In an earlier action on Nov. 1, 36 organizations, including 11 from the Jewish community, gathered at the New Jersey State Museum in Trenton for a rally titled “Stand Up for the Other.”

It was organized by the FFEU, the New Jersey Muslim-Jewish Solidarity Committee, the Islamic Society of Basking Ridge, the NJ State Association of Jewish Federations, and the Jewish Catholic Muslim Dialogue of Southern New Jersey.

“At a time of increased violence, fear, and mistrust among members of diverse faiths and ethnicities, the ‘Stand Up for the Other Rally’ offers a critically important opportunity for Jews, Muslims, Christians, and people of all faith traditions from across New Jersey to issue a call of conscience: reject violence, bigotry, and incitement against members of any faith or ethnic community and stand up for each other,” said Jacob Toporek, executive director of the NJ State Association of Jewish Federations.

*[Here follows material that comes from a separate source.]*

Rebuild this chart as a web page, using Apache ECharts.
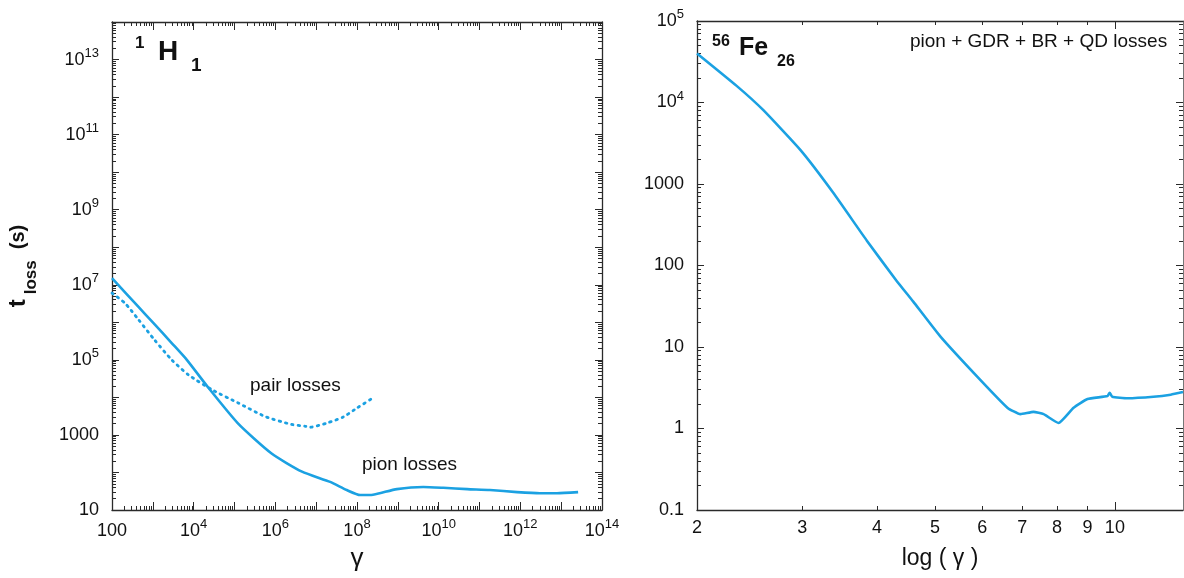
<!DOCTYPE html>
<html><head><meta charset="utf-8">
<script src="https://cdn.jsdelivr.net/npm/echarts@6/dist/echarts.min.js"></script>
<style>html,body{margin:0;padding:0;background:#fff}#c{width:1184px;height:578px}</style>
</head><body><div id="c"></div>
<script>
// ---------- data ----------
// Left panel: proton (1H1), loss time vs Lorentz factor gamma
const protonPionGamma = [1e2, 4.4e2, 1e3, 2.9e3, 6.8e3, 2.3e4, 1.23e5, 8.1e5, 4.5e6, 2.2e7, 5.6e7, 1.2e8, 2.1e8, 3.6e8, 9.5e8, 4.2e9, 1.3e10, 5e10, 1.8e11, 8.3e11, 3e12, 7.9e12, 2.6e13];
const protonPionLoss  = [1.5e7, 2.6e6, 1.0e6, 2.8e5, 1.0e5, 1.8e4, 2.0e3, 320, 105, 56, 34, 25, 25, 28, 36, 41, 39, 36, 34, 30, 28, 28, 30];
const protonPairGamma = [1e2, 2.1e2, 4.4e2, 1.1e3, 2.9e3, 7.4e3, 2.8e4, 1.23e5, 5.6e5, 2.5e6, 5.4e6, 7.1e6, 1.9e7, 4.6e7, 1e8, 2.5e8];
const protonPairLoss  = [6e6, 3.2e6, 1.2e6, 3.4e5, 1e5, 4e4, 1.6e4, 7.1e3, 3.1e3, 1.9e3, 1.7e3, 1.6e3, 2.1e3, 3e3, 5.2e3, 9.8e3];
// Right panel: iron (56Fe26), loss time vs log(gamma)
const ironLogGamma = [2.0, 2.33, 2.58, 2.98, 3.38, 3.85, 4.3, 4.6, 5.1, 5.89, 6.61, 6.95, 7.31, 7.6, 8.05, 8.53, 9.0, 9.72, 9.8, 9.9, 10.5, 11.6, 12.4, 13.0];
const ironLoss     = [4e4, 1.6e4, 8.1e3, 2.6e3, 780, 200, 67, 36, 13.6, 4.3, 1.8, 1.5, 1.6, 1.5, 1.17, 1.8, 2.3, 2.5, 2.75, 2.45, 2.35, 2.45, 2.6, 2.8];

// ---------- ticks / tick labels ----------
const leftXLabelExps  = [2, 4, 6, 8, 10, 12, 14];
const leftYLabelExps  = [1, 3, 5, 7, 9, 11, 13];
const rightYLabelExps = [-1, 0, 1, 2, 3, 4, 5];
const rightXTickLabels = [2, 3, 4, 5, 6, 7, 8, 9, 10];
const rightXMinorTicks = [3, 4, 5, 6, 7, 8, 9];
const rightXMajorTicks = [10];

function decades(e0, e1) { const a = []; for (let e = e0; e <= e1; e++) a.push(Math.pow(10, e)); return a; }
function minors(e0, e1) { const a = []; for (let e = e0; e < e1; e++) for (let m = 2; m <= 9; m++) a.push(+(m * Math.pow(10, e)).toPrecision(3)); return a; }
function expVals(exps) { return exps.map(e => Math.pow(10, e)); }

const FONT = 'Liberation Sans, Arial, Helvetica, sans-serif';
const AXC = '#2a2a2a';
const LINE = '#1ba1e2';
const TXT = '#111';

const richLab = {
  b: { fontSize: 18, lineHeight: 26, fontFamily: FONT, color: TXT },
  sup: { fontSize: 13, lineHeight: 14, verticalAlign: 'top', fontFamily: FONT, color: TXT }
};
function powLabel(v) {
  const e = Math.round(Math.log10(v));
  if (e === -1) return '{b|0.1}';
  if (e >= 0 && e <= 3) return '{b|' + Math.pow(10, e) + '}';
  return '{b|10}{sup|' + e + '}';
}

function axis(grid, pos, min, max, ticks, len, extra) {
  const a = {
    type: 'log', logBase: 10, gridIndex: grid, position: pos, min: min, max: max,
    axisLine: { show: true, onZero: false, lineStyle: { color: AXC, width: 1.3 } },
    axisTick: { show: true, inside: true, length: len, customValues: ticks, lineStyle: { color: AXC, width: 1 } },
    axisLabel: { show: false },
    splitLine: { show: false }, minorTick: { show: false }, minorSplitLine: { show: false },
    axisPointer: { show: false }, silent: true
  };
  return Object.assign(a, extra || {});
}

const L = { xmin: 1e2, xmax: 1e14, ymin: 10, ymax: 1e14 };
const R = { xmin: 2, xmax: 13, ymin: 0.1, ymax: 1e5 };

const xAxes = [
  // 0 left bottom major (labels)
  axis(0, 'bottom', L.xmin, L.xmax, decades(2, 14), 8, {
    axisLabel: { show: true, customValues: expVals(leftXLabelExps), formatter: powLabel, rich: richLab, margin: 8, hideOverlap: false, showMinLabel: true, showMaxLabel: true },
    name: 'γ', nameLocation: 'middle', nameGap: 36,
    nameTextStyle: { fontSize: 26, fontFamily: FONT, color: TXT }
  }),
  axis(0, 'bottom', L.xmin, L.xmax, minors(2, 14), 4, { axisLine: { show: false } }),
  axis(0, 'top', L.xmin, L.xmax, decades(2, 14), 8),
  axis(0, 'top', L.xmin, L.xmax, minors(2, 14), 4, { axisLine: { show: false } }),
  // 4 right bottom (labels)
  axis(1, 'bottom', R.xmin, R.xmax, rightXMinorTicks, 4, {
    axisLabel: { show: true, customValues: rightXTickLabels, formatter: v => '{b|' + Math.round(v) + '}', rich: richLab, margin: 5, hideOverlap: false },
    name: 'log ( γ )', nameLocation: 'middle', nameGap: 37,
    nameTextStyle: { fontSize: 23, fontFamily: FONT, color: TXT }
  }),
  axis(1, 'bottom', R.xmin, R.xmax, rightXMajorTicks, 8, { axisLine: { show: false } }),
  axis(1, 'top', R.xmin, R.xmax, rightXMinorTicks, 4),
  axis(1, 'top', R.xmin, R.xmax, rightXMajorTicks, 8, { axisLine: { show: false } })
];

const yAxes = [
  // 0 left panel left major (labels)
  axis(0, 'left', L.ymin, L.ymax, decades(1, 14), 7, {
    axisLabel: { show: true, customValues: expVals(leftYLabelExps), formatter: powLabel, rich: richLab, margin: 13, hideOverlap: false },
    name: '{t|t}{sub|loss}{s|  (s)}', nameLocation: 'middle', nameRotate: 90, nameGap: 72,
    nameTextStyle: {
      fontFamily: FONT, fontWeight: 'bold', color: TXT,
      rich: {
        t: { fontSize: 24, fontWeight: 'bold', lineHeight: 44, fontFamily: FONT, color: TXT, padding: [0, 5, 0, 0] },
        sub: { fontSize: 17, fontWeight: 'bold', lineHeight: 17, verticalAlign: 'bottom', fontFamily: FONT, color: TXT },
        s: { fontSize: 20, fontWeight: 'bold', lineHeight: 44, fontFamily: FONT, color: TXT }
      }
    }
  }),
  axis(0, 'left', L.ymin, L.ymax, minors(1, 14), 4, { axisLine: { show: false } }),
  axis(0, 'right', L.ymin, L.ymax, decades(1, 14), 7),
  axis(0, 'right', L.ymin, L.ymax, minors(1, 14), 4, { axisLine: { show: false } }),
  // 4 right panel left major (labels)
  axis(1, 'left', R.ymin, R.ymax, decades(-1, 5), 7, {
    axisLabel: { show: true, customValues: expVals(rightYLabelExps), formatter: powLabel, rich: richLab, margin: 13, hideOverlap: false }
  }),
  axis(1, 'left', R.ymin, R.ymax, minors(-1, 5), 4, { axisLine: { show: false } }),
  axis(1, 'right', R.ymin, R.ymax, decades(-1, 5), 7, { axisLine: { show: true, onZero: false, lineStyle: { color: '#777', width: 1 } } }),
  axis(1, 'right', R.ymin, R.ymax, minors(-1, 5), 4, { axisLine: { show: false } })
];

function zip(a, b) { return a.map((v, i) => [v, b[i]]); }

function txt(x, y, text, size, bold) {
  return { type: 'text', x: x, y: y, silent: true,
    style: { text: text, fill: TXT, fontSize: size, fontWeight: bold ? 'bold' : 'normal', fontFamily: FONT, align: 'left', verticalAlign: 'middle' } };
}

const option = {
  animation: false,
  backgroundColor: '#fff',
  grid: [
    { left: 112, top: 22, width: 490, height: 488 },
    { left: 697, top: 21, width: 486, height: 489 }
  ],
  xAxis: xAxes,
  yAxis: yAxes,
  series: [
    { name: 'pion losses', type: 'line', xAxisIndex: 0, yAxisIndex: 0, data: zip(protonPionGamma, protonPionLoss),
      symbol: 'none', smooth: 0.2, lineStyle: { color: LINE, width: 2.6, join: 'round' }, clip: true },
    { name: 'pair losses', type: 'line', xAxisIndex: 0, yAxisIndex: 0, data: zip(protonPairGamma, protonPairLoss),
      symbol: 'none', smooth: 0.2, lineStyle: { color: LINE, width: 2.8, type: [1.5, 5], cap: 'round' }, clip: true },
    { name: 'pion + GDR + BR + QD losses', type: 'line', xAxisIndex: 4, yAxisIndex: 4, data: zip(ironLogGamma, ironLoss),
      symbol: 'none', smooth: 0.15, lineStyle: { color: LINE, width: 2.6, join: 'round' }, clip: true }
  ],
  graphic: [
    txt(135, 43, '1', 17, true),
    txt(158, 52, 'H', 28, true),
    txt(191, 66, '1', 19, true),
    txt(712, 41.5, '56', 16, true),
    txt(739, 48, 'Fe', 25, true),
    txt(777, 62, '26', 16, true),
    txt(910, 42, 'pion + GDR + BR + QD losses', 19, false),
    txt(250, 386, 'pair losses', 19, false),
    txt(362, 465, 'pion losses', 19, false)
  ]
};

const chart = echarts.init(document.getElementById('c'), null, { renderer: 'canvas' });
chart.setOption(option);
</script>
</body></html>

The rally kicked off what FFEU called its fourth “Season of Twinning,” a series of annual meetings among people of many faiths. Faith communities join together in feeding the hungry and homeless and standing together against Islamophobia and anti-Semitism. 

Speakers at the rally included state Senators Ray Lesniak (D-Dist. 20) and Linda Greenstein (D-Dist. 14); Jonathan Golden, director of Drew University’s Center on Religion, Culture & Conflict; and Dr. Ali Chaudry, president of the Islamic Society of Basking Ridge.

Chaudry urged participants to promise that “while interacting with members of my own faith or ethnic community, or with others, if I hear hateful comments from anyone about members of any other community, I pledge to stand up for the other and challenge bigotry in any form.” 

Lesniak told NJ Jewish News, “This movement can save civilization from destroying itself. This is a global initiative that can bring all faiths together to stand up for each other. It has never been done before, and it is needed now more than ever.” 

Among the Jewish organizations that participated in the Trenton rally were Adath Israel Congregation of Lawrenceville, the American Jewish Committee, the Anti-Defamation League, the Community Relations Committee of the Jewish Federation of Greater MetroWest NJ, Congregation Or Ha Lev in Mount Arlington, the Jewish Labor Committee, and White Meadow Temple in Rockaway.